↓↓↓
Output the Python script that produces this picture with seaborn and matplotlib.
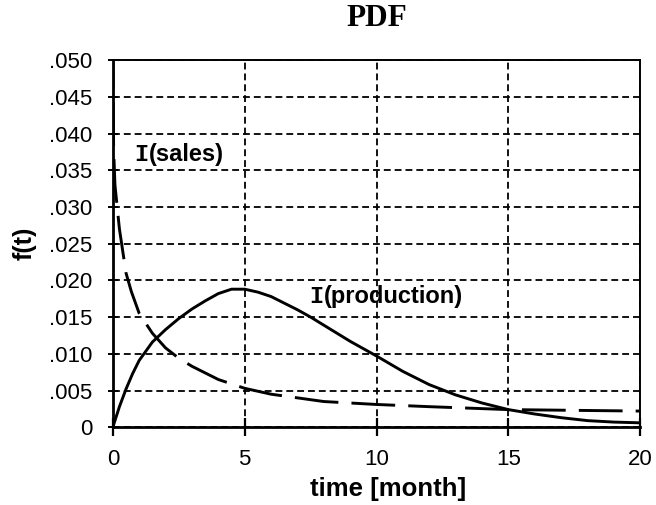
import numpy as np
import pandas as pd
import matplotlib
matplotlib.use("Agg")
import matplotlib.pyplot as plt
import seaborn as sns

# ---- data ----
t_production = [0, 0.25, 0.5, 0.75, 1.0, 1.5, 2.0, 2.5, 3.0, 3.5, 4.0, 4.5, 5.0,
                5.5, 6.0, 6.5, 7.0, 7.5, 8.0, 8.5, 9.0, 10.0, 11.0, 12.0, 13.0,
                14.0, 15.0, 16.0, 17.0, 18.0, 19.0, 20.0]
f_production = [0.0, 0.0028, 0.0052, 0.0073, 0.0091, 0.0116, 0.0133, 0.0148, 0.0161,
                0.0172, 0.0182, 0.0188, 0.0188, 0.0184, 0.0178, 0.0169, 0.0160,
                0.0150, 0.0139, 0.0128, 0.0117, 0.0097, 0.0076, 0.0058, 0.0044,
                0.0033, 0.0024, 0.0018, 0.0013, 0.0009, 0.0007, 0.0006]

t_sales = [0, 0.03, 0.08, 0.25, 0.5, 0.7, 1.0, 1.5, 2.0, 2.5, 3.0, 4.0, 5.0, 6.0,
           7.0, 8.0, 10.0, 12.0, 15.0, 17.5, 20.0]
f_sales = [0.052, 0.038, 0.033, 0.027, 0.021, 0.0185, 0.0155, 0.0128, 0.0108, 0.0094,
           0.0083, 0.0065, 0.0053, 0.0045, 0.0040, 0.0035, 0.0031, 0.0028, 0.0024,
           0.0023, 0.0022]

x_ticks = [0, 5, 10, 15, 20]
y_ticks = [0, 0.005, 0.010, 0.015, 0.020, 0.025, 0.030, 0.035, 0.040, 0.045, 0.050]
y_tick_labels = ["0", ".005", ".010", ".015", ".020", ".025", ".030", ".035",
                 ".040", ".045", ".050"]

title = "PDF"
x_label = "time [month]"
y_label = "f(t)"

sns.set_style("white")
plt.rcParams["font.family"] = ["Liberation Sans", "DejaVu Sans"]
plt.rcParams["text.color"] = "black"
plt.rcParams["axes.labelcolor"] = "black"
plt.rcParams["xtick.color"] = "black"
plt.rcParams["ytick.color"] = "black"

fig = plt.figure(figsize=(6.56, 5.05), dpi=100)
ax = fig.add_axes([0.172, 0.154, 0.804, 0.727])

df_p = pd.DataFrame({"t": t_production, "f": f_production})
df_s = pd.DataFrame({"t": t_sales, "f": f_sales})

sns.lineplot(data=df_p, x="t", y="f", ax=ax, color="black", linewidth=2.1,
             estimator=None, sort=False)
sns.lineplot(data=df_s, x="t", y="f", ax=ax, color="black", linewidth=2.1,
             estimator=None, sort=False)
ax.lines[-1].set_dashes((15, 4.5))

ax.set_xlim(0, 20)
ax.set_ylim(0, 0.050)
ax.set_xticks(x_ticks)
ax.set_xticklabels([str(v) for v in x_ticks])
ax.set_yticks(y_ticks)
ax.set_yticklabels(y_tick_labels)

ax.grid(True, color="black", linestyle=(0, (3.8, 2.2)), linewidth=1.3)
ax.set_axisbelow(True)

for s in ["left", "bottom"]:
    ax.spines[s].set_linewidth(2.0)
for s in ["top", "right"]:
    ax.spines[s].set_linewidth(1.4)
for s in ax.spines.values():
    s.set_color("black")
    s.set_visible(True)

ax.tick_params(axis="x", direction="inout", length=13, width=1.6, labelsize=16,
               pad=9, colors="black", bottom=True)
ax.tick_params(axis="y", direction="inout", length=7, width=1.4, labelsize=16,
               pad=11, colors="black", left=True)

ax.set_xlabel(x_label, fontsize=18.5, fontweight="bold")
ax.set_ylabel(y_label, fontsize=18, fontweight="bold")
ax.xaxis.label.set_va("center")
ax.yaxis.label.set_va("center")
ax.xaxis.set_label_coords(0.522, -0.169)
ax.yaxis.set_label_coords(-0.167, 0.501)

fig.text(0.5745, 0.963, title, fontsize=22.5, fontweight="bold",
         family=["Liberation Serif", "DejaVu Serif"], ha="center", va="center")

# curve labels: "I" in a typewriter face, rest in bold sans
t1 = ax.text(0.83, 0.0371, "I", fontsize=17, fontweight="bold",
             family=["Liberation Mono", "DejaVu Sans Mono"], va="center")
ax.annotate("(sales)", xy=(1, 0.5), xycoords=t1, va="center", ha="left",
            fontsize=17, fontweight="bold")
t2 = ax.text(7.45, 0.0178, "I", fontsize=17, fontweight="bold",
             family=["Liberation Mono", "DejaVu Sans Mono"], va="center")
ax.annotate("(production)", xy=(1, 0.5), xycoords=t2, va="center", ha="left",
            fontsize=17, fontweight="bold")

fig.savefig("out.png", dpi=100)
↑↑↑
**Problem statement**:
Could the lines from the top of the material through the line with "0.0033, 0.0024, 0.0018, 0.0013, 0.0009, 0.0007, 0.0006]" be repeated exactly, pictures left out?

**Answer for this exercise**:
Output the Python script that produces this picture with seaborn and matplotlib.
import numpy as np
import pandas as pd
import matplotlib
matplotlib.use("Agg")
import matplotlib.pyplot as plt
import seaborn as sns

# ---- data ----
t_production = [0, 0.25, 0.5, 0.75, 1.0, 1.5, 2.0, 2.5, 3.0, 3.5, 4.0, 4.5, 5.0,
                5.5, 6.0, 6.5, 7.0, 7.5, 8.0, 8.5, 9.0, 10.0, 11.0, 12.0, 13.0,
                14.0, 15.0, 16.0, 17.0, 18.0, 19.0, 20.0]
f_production = [0.0, 0.0028, 0.0052, 0.0073, 0.0091, 0.0116, 0.0133, 0.0148, 0.0161,
                0.0172, 0.0182, 0.0188, 0.0188, 0.0184, 0.0178, 0.0169, 0.0160,
                0.0150, 0.0139, 0.0128, 0.0117, 0.0097, 0.0076, 0.0058, 0.0044,
                0.0033, 0.0024, 0.0018, 0.0013, 0.0009, 0.0007, 0.0006]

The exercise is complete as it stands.